[PROBLEM TO SOLVE] Please reproduce the lines of the records below from the one holding "Generate a Python" through the one holding "import pandas as pd", inclusive, skipping all pictures.

[LISTING]
————
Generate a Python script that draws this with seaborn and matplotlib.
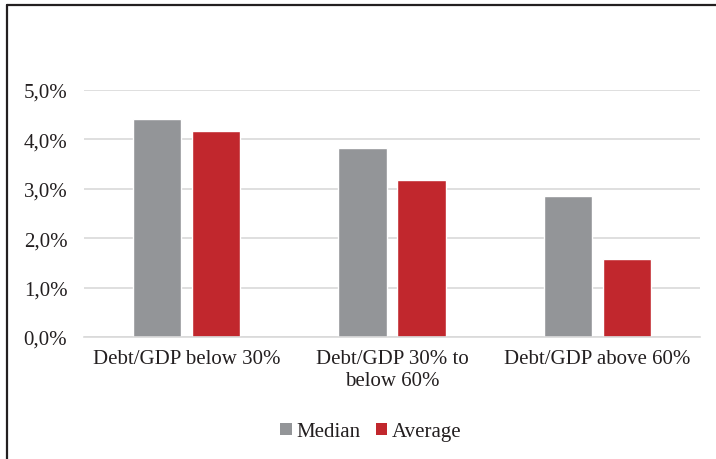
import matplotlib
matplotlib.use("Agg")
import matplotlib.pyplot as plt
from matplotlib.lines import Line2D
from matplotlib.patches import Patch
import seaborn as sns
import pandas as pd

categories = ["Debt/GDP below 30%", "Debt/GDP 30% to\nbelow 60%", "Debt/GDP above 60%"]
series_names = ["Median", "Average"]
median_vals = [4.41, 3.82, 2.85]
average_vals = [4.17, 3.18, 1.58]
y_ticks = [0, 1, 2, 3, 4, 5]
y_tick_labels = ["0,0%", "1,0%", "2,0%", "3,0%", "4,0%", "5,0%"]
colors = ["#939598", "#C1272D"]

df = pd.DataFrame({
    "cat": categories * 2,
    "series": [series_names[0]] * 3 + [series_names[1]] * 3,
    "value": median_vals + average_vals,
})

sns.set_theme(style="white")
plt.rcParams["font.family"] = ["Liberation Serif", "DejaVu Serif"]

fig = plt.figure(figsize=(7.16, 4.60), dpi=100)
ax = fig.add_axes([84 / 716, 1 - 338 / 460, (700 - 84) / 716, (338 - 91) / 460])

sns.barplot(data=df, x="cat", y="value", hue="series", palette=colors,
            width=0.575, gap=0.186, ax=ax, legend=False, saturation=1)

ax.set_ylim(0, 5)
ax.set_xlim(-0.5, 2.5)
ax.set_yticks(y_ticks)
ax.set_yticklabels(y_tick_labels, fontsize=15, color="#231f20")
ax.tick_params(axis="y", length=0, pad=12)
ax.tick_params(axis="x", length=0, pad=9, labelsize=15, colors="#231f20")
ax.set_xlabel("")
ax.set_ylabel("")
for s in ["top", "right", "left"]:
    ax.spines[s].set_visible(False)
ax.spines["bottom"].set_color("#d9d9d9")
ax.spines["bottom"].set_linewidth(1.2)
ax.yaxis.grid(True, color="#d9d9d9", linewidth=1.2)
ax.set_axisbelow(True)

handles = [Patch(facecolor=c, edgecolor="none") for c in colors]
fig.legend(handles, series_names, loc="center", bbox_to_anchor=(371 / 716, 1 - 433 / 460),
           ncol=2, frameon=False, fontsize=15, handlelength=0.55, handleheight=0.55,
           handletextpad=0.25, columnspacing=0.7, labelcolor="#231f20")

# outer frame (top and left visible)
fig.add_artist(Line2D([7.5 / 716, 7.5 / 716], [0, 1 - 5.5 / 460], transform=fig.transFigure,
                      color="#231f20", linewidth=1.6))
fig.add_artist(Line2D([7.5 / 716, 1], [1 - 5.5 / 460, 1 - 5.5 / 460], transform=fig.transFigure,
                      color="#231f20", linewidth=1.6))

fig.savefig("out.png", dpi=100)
————
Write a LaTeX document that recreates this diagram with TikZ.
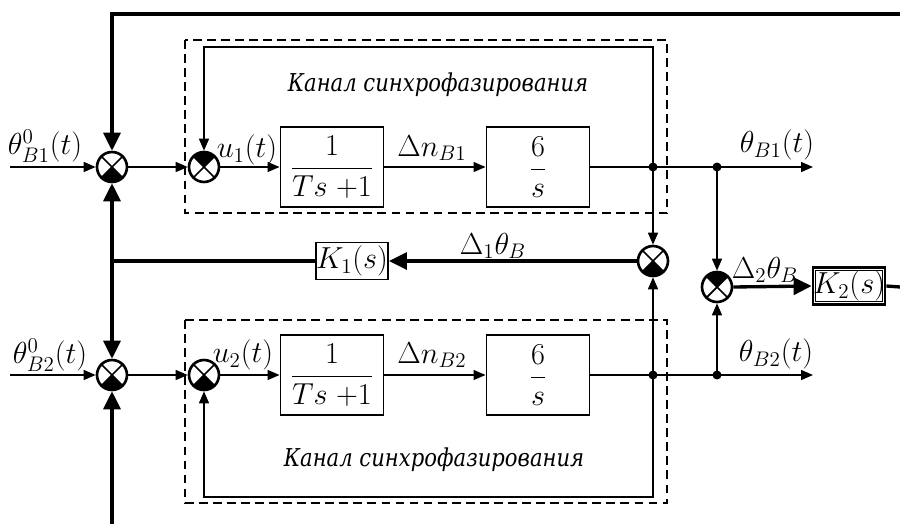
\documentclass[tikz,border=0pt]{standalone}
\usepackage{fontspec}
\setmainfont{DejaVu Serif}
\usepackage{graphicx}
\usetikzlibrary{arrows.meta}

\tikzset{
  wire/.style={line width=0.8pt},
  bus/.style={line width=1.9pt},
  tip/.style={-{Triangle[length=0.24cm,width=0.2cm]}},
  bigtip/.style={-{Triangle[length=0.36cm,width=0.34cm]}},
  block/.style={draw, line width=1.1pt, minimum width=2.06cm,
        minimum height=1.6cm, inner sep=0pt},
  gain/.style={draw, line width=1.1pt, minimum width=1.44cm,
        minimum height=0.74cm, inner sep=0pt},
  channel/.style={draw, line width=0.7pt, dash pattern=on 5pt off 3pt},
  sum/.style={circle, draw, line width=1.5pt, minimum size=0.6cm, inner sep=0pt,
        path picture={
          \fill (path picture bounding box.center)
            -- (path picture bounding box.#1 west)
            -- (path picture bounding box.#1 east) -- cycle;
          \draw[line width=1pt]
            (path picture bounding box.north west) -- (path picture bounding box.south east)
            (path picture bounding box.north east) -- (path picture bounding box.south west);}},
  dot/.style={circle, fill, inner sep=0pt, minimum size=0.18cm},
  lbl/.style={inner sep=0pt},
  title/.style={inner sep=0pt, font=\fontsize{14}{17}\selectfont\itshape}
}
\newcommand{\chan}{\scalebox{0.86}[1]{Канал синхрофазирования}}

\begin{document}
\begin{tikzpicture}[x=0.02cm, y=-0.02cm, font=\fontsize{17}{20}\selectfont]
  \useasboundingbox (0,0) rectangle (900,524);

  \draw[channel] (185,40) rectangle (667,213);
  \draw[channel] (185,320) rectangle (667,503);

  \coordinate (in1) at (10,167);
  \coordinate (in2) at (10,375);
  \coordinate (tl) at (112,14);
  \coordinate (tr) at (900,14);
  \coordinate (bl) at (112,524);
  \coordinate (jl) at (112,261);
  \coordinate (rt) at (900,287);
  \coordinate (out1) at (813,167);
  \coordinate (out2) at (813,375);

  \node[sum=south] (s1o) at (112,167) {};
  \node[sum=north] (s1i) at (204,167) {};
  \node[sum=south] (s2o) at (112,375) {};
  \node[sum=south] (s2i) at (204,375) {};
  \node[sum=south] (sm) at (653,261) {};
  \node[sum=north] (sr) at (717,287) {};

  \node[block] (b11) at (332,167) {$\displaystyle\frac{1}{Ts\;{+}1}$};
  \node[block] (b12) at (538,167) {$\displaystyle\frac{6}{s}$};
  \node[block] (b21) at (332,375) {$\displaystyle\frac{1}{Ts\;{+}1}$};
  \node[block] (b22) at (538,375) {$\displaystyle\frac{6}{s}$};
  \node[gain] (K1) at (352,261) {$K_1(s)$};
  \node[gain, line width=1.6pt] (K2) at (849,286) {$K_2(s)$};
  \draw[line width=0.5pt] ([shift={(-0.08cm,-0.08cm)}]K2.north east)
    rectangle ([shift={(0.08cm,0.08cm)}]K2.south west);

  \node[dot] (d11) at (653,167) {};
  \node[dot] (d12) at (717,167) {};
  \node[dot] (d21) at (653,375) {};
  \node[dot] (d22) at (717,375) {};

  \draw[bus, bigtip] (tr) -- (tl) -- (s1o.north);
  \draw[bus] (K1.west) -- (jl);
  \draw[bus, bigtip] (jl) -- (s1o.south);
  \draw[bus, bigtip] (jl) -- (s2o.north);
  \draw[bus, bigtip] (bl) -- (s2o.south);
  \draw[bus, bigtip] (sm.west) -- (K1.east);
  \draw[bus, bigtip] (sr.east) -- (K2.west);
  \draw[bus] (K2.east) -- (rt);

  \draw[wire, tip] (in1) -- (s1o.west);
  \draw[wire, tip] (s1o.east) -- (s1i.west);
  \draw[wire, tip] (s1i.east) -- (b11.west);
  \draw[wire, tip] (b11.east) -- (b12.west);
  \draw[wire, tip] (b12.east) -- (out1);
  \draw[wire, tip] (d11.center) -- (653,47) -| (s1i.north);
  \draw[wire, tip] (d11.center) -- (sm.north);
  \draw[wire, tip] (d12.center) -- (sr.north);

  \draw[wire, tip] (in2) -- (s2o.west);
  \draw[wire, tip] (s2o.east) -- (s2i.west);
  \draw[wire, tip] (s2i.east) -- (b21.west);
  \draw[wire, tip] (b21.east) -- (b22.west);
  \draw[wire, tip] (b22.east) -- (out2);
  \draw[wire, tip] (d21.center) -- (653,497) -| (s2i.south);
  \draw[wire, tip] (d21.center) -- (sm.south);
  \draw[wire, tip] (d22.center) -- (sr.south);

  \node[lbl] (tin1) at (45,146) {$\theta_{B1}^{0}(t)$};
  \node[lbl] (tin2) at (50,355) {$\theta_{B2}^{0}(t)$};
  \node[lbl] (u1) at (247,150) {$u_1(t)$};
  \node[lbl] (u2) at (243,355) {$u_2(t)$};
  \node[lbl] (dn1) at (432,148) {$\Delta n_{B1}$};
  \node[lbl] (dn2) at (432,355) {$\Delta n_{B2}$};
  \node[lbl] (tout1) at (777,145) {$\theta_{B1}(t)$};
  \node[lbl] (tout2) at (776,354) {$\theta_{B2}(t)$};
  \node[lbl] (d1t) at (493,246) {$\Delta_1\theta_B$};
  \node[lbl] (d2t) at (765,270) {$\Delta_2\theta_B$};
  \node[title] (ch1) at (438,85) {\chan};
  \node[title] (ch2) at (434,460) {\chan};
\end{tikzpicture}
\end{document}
————
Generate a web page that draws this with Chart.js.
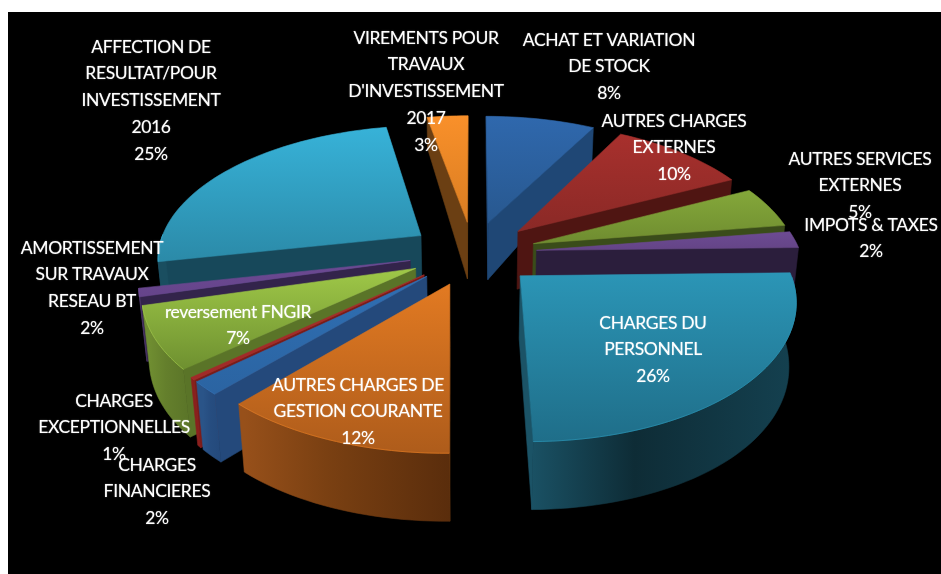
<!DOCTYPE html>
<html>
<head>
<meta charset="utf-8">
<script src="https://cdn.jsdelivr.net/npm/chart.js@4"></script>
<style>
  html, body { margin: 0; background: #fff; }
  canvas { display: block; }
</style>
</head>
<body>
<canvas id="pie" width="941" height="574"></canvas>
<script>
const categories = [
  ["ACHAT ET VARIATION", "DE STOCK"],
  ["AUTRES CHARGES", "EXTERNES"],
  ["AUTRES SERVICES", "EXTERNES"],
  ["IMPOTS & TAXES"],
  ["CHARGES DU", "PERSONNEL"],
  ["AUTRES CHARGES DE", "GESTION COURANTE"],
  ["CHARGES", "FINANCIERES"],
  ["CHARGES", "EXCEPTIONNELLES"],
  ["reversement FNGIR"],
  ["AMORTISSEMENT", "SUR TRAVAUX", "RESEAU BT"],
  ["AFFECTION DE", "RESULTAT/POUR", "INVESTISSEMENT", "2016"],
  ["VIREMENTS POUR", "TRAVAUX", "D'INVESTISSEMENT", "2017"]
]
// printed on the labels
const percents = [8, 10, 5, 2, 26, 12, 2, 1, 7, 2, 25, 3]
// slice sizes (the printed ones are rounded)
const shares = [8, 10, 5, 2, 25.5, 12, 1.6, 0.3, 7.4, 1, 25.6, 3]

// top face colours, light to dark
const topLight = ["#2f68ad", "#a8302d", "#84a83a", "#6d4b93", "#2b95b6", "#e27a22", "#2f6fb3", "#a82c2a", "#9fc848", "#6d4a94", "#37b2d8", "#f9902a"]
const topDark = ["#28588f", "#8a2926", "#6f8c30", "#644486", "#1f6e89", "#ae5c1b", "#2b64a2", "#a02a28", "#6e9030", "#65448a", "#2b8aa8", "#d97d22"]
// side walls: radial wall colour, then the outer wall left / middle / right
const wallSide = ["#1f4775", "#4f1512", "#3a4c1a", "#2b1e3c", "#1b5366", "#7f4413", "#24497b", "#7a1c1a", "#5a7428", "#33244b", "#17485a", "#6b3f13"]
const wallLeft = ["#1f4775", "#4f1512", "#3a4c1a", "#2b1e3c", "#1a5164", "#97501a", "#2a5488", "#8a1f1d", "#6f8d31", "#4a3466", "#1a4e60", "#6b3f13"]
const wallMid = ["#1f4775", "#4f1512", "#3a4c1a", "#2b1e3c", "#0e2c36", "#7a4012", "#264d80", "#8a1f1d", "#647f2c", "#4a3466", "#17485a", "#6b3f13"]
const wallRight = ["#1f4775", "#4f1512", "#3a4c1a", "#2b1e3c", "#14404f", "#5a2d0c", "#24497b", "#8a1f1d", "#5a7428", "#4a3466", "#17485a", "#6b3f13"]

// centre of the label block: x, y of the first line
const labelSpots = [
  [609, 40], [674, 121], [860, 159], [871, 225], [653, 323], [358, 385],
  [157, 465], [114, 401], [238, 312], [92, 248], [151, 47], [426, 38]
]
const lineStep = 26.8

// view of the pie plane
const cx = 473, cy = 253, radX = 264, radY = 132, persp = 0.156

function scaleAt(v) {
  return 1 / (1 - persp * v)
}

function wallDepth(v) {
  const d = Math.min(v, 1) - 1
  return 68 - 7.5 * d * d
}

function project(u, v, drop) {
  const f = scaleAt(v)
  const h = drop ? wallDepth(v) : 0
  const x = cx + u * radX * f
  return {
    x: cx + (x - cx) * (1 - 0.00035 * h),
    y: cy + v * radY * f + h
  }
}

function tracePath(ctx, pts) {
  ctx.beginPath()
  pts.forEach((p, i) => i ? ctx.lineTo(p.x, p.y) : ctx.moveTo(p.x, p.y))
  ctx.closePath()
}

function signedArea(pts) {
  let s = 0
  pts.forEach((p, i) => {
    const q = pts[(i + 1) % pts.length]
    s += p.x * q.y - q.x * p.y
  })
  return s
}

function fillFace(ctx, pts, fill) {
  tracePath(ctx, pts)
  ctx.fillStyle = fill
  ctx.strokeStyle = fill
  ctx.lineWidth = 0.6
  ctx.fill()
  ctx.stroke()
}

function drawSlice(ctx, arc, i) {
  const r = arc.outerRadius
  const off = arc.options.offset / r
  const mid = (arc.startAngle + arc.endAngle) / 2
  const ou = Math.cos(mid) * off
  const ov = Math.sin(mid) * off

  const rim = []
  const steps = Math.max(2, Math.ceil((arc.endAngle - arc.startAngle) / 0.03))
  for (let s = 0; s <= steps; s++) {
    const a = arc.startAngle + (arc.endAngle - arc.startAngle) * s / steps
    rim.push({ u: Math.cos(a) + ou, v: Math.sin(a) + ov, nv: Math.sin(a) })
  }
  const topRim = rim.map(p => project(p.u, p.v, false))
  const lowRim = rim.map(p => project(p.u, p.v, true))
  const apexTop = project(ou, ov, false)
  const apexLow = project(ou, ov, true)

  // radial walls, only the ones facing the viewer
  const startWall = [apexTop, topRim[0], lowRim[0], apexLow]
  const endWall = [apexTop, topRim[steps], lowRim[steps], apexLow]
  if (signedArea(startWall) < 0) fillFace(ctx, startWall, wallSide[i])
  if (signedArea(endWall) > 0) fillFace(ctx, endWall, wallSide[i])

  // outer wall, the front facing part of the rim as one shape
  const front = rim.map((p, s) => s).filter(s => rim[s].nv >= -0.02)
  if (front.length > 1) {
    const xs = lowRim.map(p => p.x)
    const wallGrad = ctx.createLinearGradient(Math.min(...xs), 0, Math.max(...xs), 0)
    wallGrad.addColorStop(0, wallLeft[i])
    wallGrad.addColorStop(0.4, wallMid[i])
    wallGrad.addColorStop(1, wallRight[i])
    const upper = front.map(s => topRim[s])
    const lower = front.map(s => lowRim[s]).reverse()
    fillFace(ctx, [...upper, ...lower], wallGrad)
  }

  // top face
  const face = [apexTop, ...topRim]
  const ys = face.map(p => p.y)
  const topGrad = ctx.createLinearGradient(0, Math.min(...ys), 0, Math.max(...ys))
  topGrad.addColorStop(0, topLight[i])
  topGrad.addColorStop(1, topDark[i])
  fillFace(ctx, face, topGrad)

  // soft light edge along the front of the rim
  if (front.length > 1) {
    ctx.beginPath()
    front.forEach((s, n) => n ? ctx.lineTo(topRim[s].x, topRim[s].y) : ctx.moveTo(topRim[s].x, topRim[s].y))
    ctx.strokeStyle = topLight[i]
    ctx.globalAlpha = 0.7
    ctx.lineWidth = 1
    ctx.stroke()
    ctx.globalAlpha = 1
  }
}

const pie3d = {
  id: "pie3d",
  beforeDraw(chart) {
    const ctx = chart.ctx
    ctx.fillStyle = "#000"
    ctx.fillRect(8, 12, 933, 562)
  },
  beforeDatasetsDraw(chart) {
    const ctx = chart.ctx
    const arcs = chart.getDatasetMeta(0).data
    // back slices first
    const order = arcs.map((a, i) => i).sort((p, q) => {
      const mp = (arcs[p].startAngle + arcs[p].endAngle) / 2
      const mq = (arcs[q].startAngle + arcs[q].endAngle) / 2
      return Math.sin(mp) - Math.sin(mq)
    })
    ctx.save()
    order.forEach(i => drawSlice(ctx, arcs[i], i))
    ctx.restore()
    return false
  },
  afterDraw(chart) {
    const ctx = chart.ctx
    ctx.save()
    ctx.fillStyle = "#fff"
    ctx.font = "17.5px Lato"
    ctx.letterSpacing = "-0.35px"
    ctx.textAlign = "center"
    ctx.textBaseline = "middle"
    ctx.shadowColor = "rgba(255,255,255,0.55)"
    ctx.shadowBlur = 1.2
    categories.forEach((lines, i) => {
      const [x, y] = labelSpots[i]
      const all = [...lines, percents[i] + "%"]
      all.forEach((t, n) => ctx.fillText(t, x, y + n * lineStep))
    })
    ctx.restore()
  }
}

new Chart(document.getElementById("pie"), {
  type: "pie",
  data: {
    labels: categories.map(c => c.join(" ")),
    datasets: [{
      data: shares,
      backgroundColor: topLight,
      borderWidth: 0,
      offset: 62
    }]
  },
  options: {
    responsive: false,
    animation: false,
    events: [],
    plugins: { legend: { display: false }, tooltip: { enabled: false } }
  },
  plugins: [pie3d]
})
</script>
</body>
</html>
————
[REPLY]
Generate a Python script that draws this with seaborn and matplotlib.
import matplotlib
matplotlib.use("Agg")
import matplotlib.pyplot as plt
from matplotlib.lines import Line2D
from matplotlib.patches import Patch
import seaborn as sns
import pandas as pd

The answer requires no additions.